To evaluate the inter- and intra-domain adaptation on HAR using wireless sensor data comprehensively, we have two different variations of the proposed model, with their transfer results being compared to another model, Deep Subdomain Adaptation Network (DSAN) [38]. DSAN [38] is a non-adversarial model with a simple architecture of a shared feature extractor and a classifier. Features generated by the extractor for source labelled data and target unlabelled data are fed to the classifier layers one at a time. Thereafter, maximum mean discrepancy (MMD) and local maximum mean discrepancy (LMMD) losses are calculated between these source and target activations for examining the effects of global and subdomain alignments respectively. The proposed model is also tested for global and local sub-domain adaptations using the same loss minimization functions that is DASAN-LMMD and DASAN-MMD. Finally, these two variations of proposed model are compared with DSAN-MMD and DSAN-LMMD against the measuring parameters of model activity recognition micro- and macro-F1 scores, the harmonic mean of precision and recall, on cross-user domain shifting tasks. Micro-F1 score aggregates the contributions of all instances, and the macro-F1 score computes the metric independently for each class and then takes the average [45]. Since we have an imbalanced dataset, we also report macro-F1 score, which takes equal contribution from majority and minority classes to achieve objective results. Simulation time for each model is additionally measured for comparison.

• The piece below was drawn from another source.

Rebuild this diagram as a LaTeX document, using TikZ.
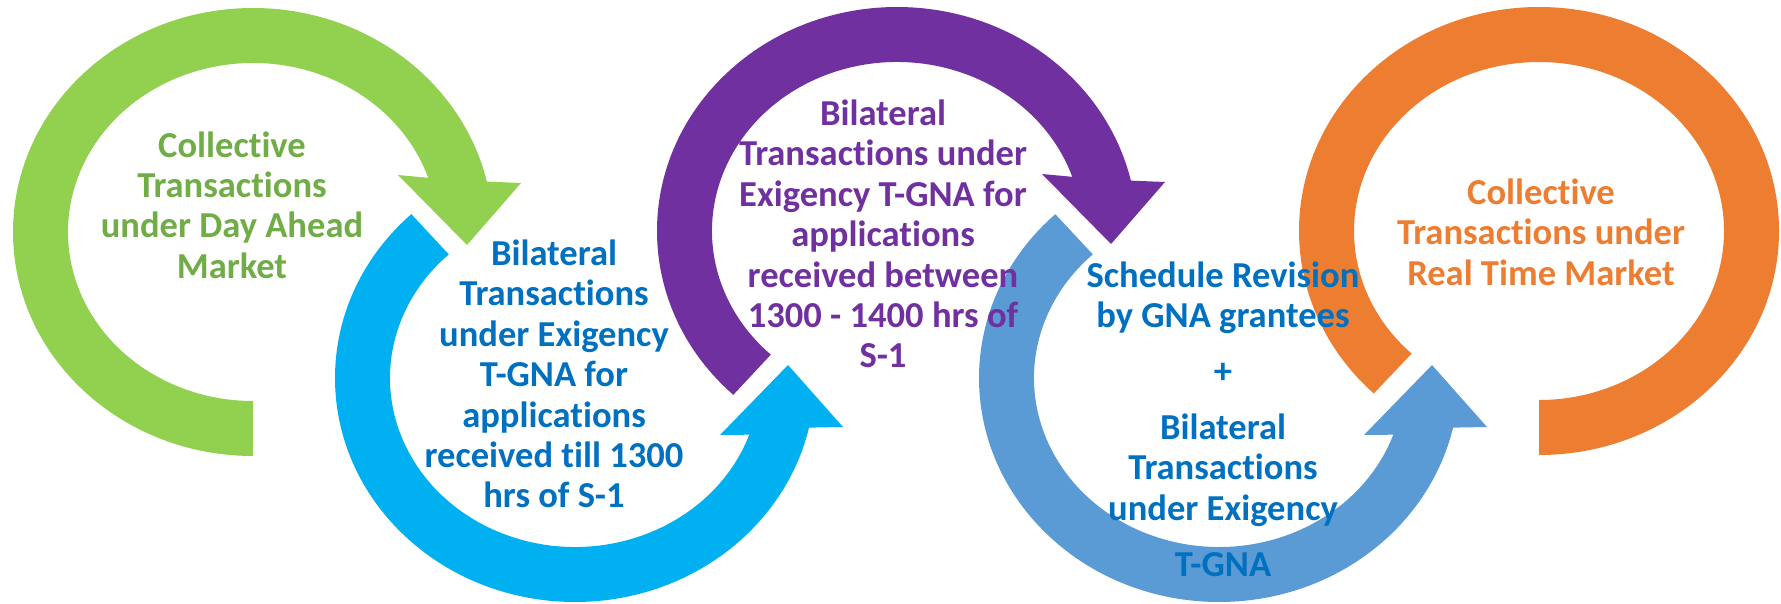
\documentclass[tikz,border=0pt]{standalone}
\usepackage{fontspec}
\setmainfont{Carlito}[Ligatures=NoCommon]
\usetikzlibrary{calc}

\definecolor{ringgreen}{HTML}{92D050}
\definecolor{txtgreen}{HTML}{70AD47}
\definecolor{ringcyan}{HTML}{00B0F0}
\definecolor{txtblue}{HTML}{0070C0}
\definecolor{ringpurple}{HTML}{7030A0}
\definecolor{ringsteel}{HTML}{5B9BD5}
\definecolor{ringorange}{HTML}{ED7D31}

\tikzset{
  lbl/.style={align=center, inner sep=0pt, font=\bfseries\fontsize{20.8}{23}\selectfont},
}

\begin{document}
\begin{tikzpicture}[x=0.02cm,y=0.02cm]
\useasboundingbox (0,0) rectangle (1781,603);
% ring centres
\coordinate (cg) at (253,371);
\coordinate (cc) at (575,225);
\coordinate (cp) at (897,372);
\coordinate (cs) at (1219,225);
\coordinate (co) at (1539,372);

% green ring, head pointing down
\fill[ringgreen] ($(cg)+(-90:240 and 224)$) arc[start angle=-90,end angle=-347,x radius=240,y radius=224]
  -- ($(cg)+(268,49)$) -- ($(cg)+(214,-13)$) -- ($(cg)+(145,57)$)
  -- ($(cg)+(-341.3:185 and 169)$) arc[start angle=-341.3,end angle=-90,x radius=185,y radius=169] -- cycle;

% cyan ring, head pointing up
\fill[ringcyan] ($(cc)+(133:240 and 224)$) arc[start angle=133,end angle=347.2,x radius=240,y radius=224]
  -- ($(cc)+(268,-49)$) -- ($(cc)+(213,13)$) -- ($(cc)+(145,-57)$)
  -- ($(cc)+(340.4:185 and 169)$) arc[start angle=340.4,end angle=133,x radius=185,y radius=169] -- cycle;

% purple ring, head pointing down
\fill[ringpurple] ($(cp)+(227:240 and 224)$) arc[start angle=227,end angle=13,x radius=240,y radius=224]
  -- ($(cp)+(268,49)$) -- ($(cp)+(214,-13)$) -- ($(cp)+(145,57)$)
  -- ($(cp)+(18.7:185 and 169)$) arc[start angle=18.7,end angle=227,x radius=185,y radius=169] -- cycle;

% steel blue ring, head pointing up
\fill[ringsteel] ($(cs)+(133:240 and 224)$) arc[start angle=133,end angle=347.2,x radius=240,y radius=224]
  -- ($(cs)+(268,-49)$) -- ($(cs)+(213,13)$) -- ($(cs)+(145,-57)$)
  -- ($(cs)+(340.4:185 and 169)$) arc[start angle=340.4,end angle=133,x radius=185,y radius=169] -- cycle;

% orange ring, no head
\fill[ringorange] ($(co)+(-90:240 and 224)$) arc[start angle=-90,end angle=226.5,x radius=240,y radius=224]
  -- ($(co)+(226.5:185 and 169)$) arc[start angle=226.5,end angle=-90,x radius=185,y radius=169] -- cycle;

% labels
\node[lbl, text=txtgreen] (dam) at (232,398) {Collective\\Transactions\\under Day Ahead\\Market};
\node[lbl, text=txtblue] (exg1) at (554,229) {Bilateral\\Transactions\\under Exigency\\T-GNA for\\applications\\received till 1300\\hrs of S-1};
\node[lbl, text=ringpurple] (exg2) at (883,369) {Bilateral\\Transactions under\\Exigency T-GNA for\\applications\\received between\\1300 - 1400 hrs of\\S-1};
\node[lbl, text=txtblue] (sched) at (1223,184) {Schedule Revision\\by GNA grantees\\[0.31cm]+\\[0.31cm]Bilateral\\Transactions\\under Exigency\\[0.31cm]T-GNA};
\node[lbl, text=ringorange] (rtm) at (1541,371) {Collective\\Transactions under\\Real Time Market};
\end{tikzpicture}
\end{document}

The dataset used for model evaluation has three different subjects involved for performing seven different activities. We have tested each model for nine different domain shifting tasks with subject 1, 2 and 3 are interchangeably used for source to target domains. In order to report our model simulation results, we are following evaluation approach mentioned in [45]. Each case is run ten times and their average is calculated for an unbiased models comparison. We also compute and report 95% confidence intervals for each performance metric. The cross-user domain shifting task measures the accuracy of adopting an activity model trained on one user (male/female) with some physical appearance (e.g., weight, height, age) to another with different physical appearance.

Models comparison of micro- and macro-F1 scores

Tables 2–9, report the micro- and macro-F1 scores of DASAN and baseline technique with MMD and LMMD losses on nine cross-user experiments with different target data training samples varying from 100% to 10%. These are averaged F1 scores over 10 runs of the nine cross-user experiments reported in the table. DASAN-MMD obtains the highest average of averaged micro- and macro-F1 scores of nine cross-user domain-shifting tasks on varying target data training samples: 0.69 and 0.64, which is 0.019 and 0.017 higher than DASAN-LMMD, the second best performing technique. In addition, DASAN-MMD outperforms DSAN-MMD with 0.094 and 0.105 in micro- and macro-F1 scores, whereas it is 0.118 and 0.14 higher in micro- and macro-F1 scores than DSAN-LMMD, the least performing technique among all. We can also observe the DASAN-MMD model reliability with reduced target data training samples that is no less than 0.62 and 0.57 for averaged micro- and macro-F1 scores even for the worst case of only 10% of target data training samples. This concludes that global adaptation is a better option for HAR using wireless signals in terms of achieving higher model micro- and macro-F1 scores. Looking more closely at different cross-user tasks on the Parisafm dataset, we have plotted the averaged micro- and macro-F1 scores on varying target data training samples depicted in Figs 7 and 8.